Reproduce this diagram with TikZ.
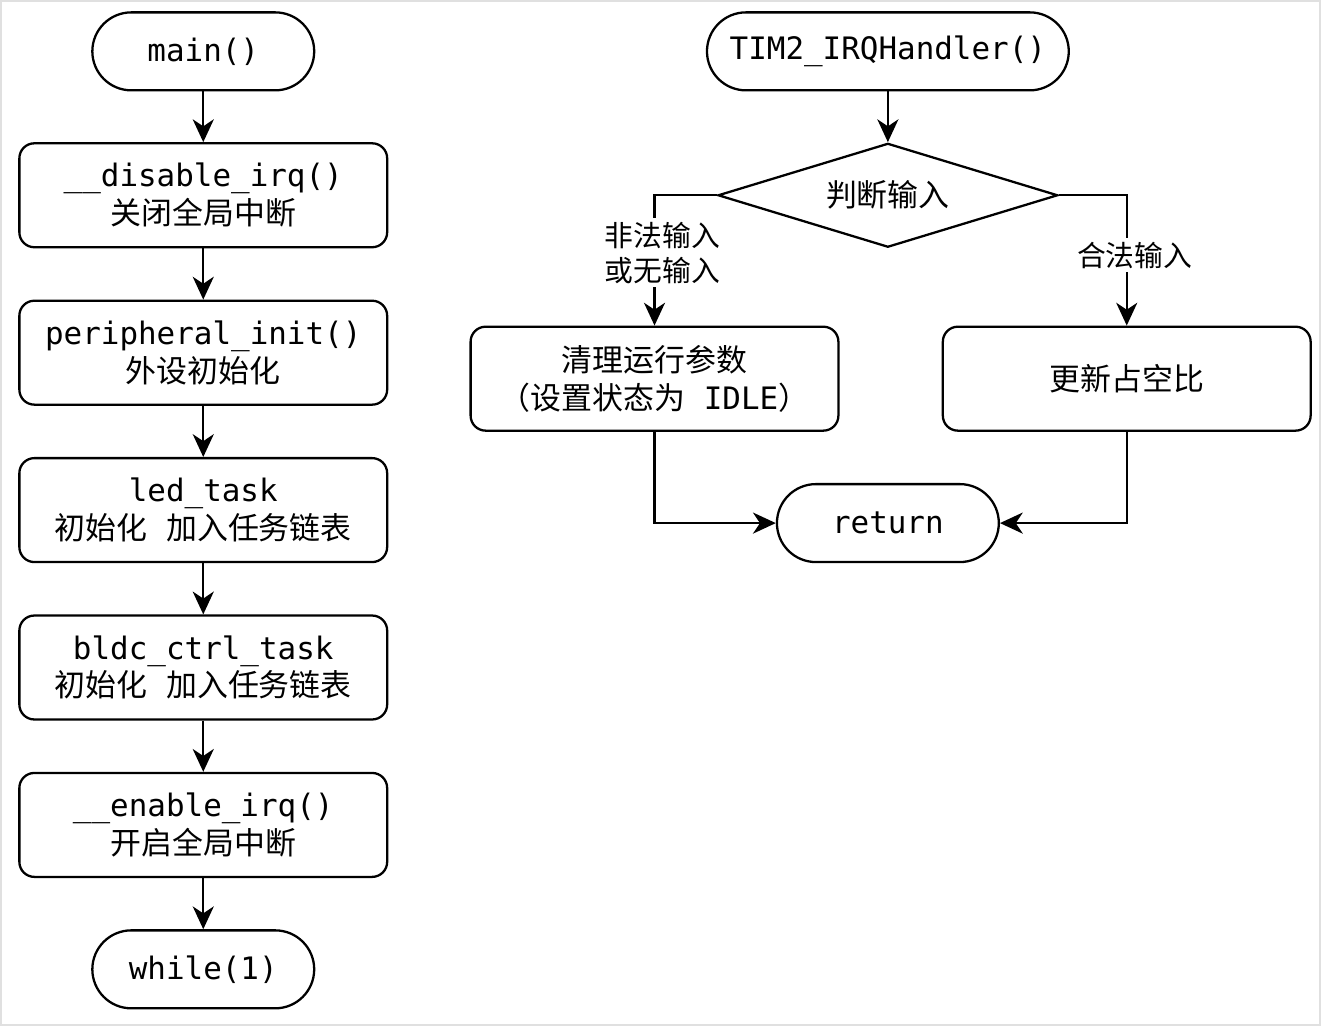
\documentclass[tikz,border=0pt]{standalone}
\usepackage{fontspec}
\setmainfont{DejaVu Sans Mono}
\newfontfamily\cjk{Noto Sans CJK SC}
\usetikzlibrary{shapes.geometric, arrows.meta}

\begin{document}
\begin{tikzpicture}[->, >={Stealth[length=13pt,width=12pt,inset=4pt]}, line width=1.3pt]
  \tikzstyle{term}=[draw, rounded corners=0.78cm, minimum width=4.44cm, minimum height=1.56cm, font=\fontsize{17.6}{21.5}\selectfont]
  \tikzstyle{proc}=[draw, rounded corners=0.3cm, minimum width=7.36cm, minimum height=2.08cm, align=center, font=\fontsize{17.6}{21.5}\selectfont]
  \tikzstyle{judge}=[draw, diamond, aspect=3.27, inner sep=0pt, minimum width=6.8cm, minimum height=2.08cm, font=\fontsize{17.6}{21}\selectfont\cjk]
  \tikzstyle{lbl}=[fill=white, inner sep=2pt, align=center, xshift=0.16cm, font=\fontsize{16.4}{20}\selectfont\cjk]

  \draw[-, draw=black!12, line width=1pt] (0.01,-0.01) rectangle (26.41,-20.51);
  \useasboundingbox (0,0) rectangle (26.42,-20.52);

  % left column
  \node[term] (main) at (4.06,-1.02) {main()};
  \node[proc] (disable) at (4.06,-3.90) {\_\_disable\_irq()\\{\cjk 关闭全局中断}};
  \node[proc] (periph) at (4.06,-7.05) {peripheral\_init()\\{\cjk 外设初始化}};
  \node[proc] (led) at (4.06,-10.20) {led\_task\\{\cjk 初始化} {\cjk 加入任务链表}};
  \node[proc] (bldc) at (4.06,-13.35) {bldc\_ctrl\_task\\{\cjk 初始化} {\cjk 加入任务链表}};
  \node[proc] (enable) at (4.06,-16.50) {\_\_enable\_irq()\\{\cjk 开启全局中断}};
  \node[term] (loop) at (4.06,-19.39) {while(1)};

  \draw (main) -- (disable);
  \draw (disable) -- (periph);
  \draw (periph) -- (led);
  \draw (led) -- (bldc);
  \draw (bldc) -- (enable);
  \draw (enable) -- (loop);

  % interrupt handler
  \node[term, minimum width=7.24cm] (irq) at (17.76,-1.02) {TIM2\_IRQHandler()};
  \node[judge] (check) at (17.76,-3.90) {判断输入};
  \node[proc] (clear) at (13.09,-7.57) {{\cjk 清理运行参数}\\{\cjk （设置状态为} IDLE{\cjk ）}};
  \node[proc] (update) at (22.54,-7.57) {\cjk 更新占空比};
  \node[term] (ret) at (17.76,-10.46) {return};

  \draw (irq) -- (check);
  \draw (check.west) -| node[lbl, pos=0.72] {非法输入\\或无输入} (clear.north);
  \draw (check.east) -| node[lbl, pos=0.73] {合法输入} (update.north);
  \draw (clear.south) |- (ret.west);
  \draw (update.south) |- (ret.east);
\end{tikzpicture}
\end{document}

^^^^^^^^^^^^^^^^

- **Set problem**:
Copy the listing over exactly, skipping the pictures it holds.

- **Response to the task**:
Reproduce this diagram with TikZ.
\documentclass[tikz,border=0pt]{standalone}
\usepackage{fontspec}
\setmainfont{DejaVu Sans Mono}
\newfontfamily\cjk{Noto Sans CJK SC}
\usetikzlibrary{shapes.geometric, arrows.meta}

\begin{document}
\begin{tikzpicture}[->, >={Stealth[length=13pt,width=12pt,inset=4pt]}, line width=1.3pt]
  \tikzstyle{term}=[draw, rounded corners=0.78cm, minimum width=4.44cm, minimum height=1.56cm, font=\fontsize{17.6}{21.5}\selectfont]
  \tikzstyle{proc}=[draw, rounded corners=0.3cm, minimum width=7.36cm, minimum height=2.08cm, align=center, font=\fontsize{17.6}{21.5}\selectfont]
  \tikzstyle{judge}=[draw, diamond, aspect=3.27, inner sep=0pt, minimum width=6.8cm, minimum height=2.08cm, font=\fontsize{17.6}{21}\selectfont\cjk]
  \tikzstyle{lbl}=[fill=white, inner sep=2pt, align=center, xshift=0.16cm, font=\fontsize{16.4}{20}\selectfont\cjk]

  \draw[-, draw=black!12, line width=1pt] (0.01,-0.01) rectangle (26.41,-20.51);
  \useasboundingbox (0,0) rectangle (26.42,-20.52);

  % left column
  \node[term] (main) at (4.06,-1.02) {main()};
  \node[proc] (disable) at (4.06,-3.90) {\_\_disable\_irq()\\{\cjk 关闭全局中断}};
  \node[proc] (periph) at (4.06,-7.05) {peripheral\_init()\\{\cjk 外设初始化}};
  \node[proc] (led) at (4.06,-10.20) {led\_task\\{\cjk 初始化} {\cjk 加入任务链表}};
  \node[proc] (bldc) at (4.06,-13.35) {bldc\_ctrl\_task\\{\cjk 初始化} {\cjk 加入任务链表}};
  \node[proc] (enable) at (4.06,-16.50) {\_\_enable\_irq()\\{\cjk 开启全局中断}};
  \node[term] (loop) at (4.06,-19.39) {while(1)};

  \draw (main) -- (disable);
  \draw (disable) -- (periph);
  \draw (periph) -- (led);
  \draw (led) -- (bldc);
  \draw (bldc) -- (enable);
  \draw (enable) -- (loop);

  % interrupt handler
  \node[term, minimum width=7.24cm] (irq) at (17.76,-1.02) {TIM2\_IRQHandler()};
  \node[judge] (check) at (17.76,-3.90) {判断输入};
  \node[proc] (clear) at (13.09,-7.57) {{\cjk 清理运行参数}\\{\cjk （设置状态为} IDLE{\cjk ）}};
  \node[proc] (update) at (22.54,-7.57) {\cjk 更新占空比};
  \node[term] (ret) at (17.76,-10.46) {return};

  \draw (irq) -- (check);
  \draw (check.west) -| node[lbl, pos=0.72] {非法输入\\或无输入} (clear.north);
  \draw (check.east) -| node[lbl, pos=0.73] {合法输入} (update.north);
  \draw (clear.south) |- (ret.west);
  \draw (update.south) |- (ret.east);
\end{tikzpicture}
\end{document}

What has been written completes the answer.